Saturday, September 29, 2012

Let the thrashing begin.....

I have had this frame for years.  I picked it up from my Grandpa's stash.  It's seen better days, but it is salvageable.  It has seen it's share of dirt roads and potholes.  These old trucks were built to work, not to cruise around town.

I ground off the rivets that secure the front crossmember and then drilled out the center.  Smack it with a center punch and they pop out.  Time consuming, but it works.  I won't bore you with all of the rivet removals, so we'll fast forward.

I had a beefy piece of square tubing that I clamped up to ensure that every thing stayed square.  Probably not doing much, but it makes me feel better.

I grabbed a couple of taper punches and got everything lined up.  The lower pickup brackets are a little different from the 1940 crossmember that I am using as a donor.  I'll have to modify it slightly.

I picked up some grade 8 bolts to replace the rivets.  I had originally planned on using carriage style heads, but I read that the tension capability is severely reduced using a rounded head.  I figure I would rather be safe, so I opted for the hex heads.  It didn't take that long to repair and it will look better than a repaired crossmember.
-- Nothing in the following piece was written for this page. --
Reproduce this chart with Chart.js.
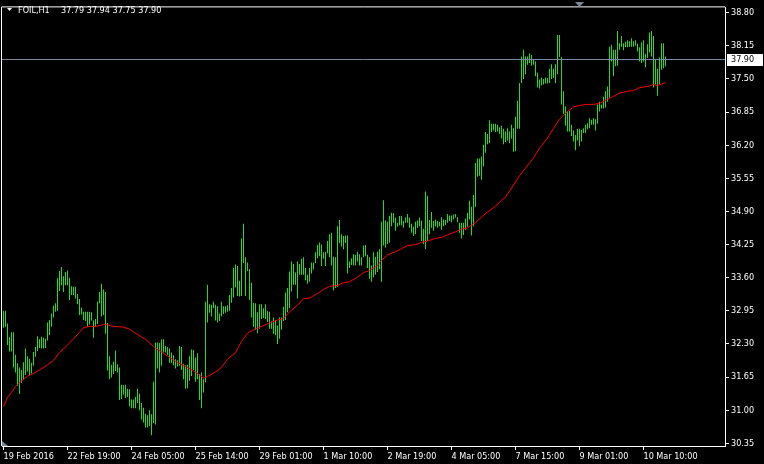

  1. Root, have you ever taken a crossmember out that was bolted in? The holes elongate and the bolts show serious cuts. There is no way for bolts to hold tight. A rivet expands into the hole and holds things tight like God and Henry Ford intended.

    1. I think I may tack weld the crossmember to ensure it doesn't move. I would rather have rivets, but shootings rivet this size would wreck my wrists.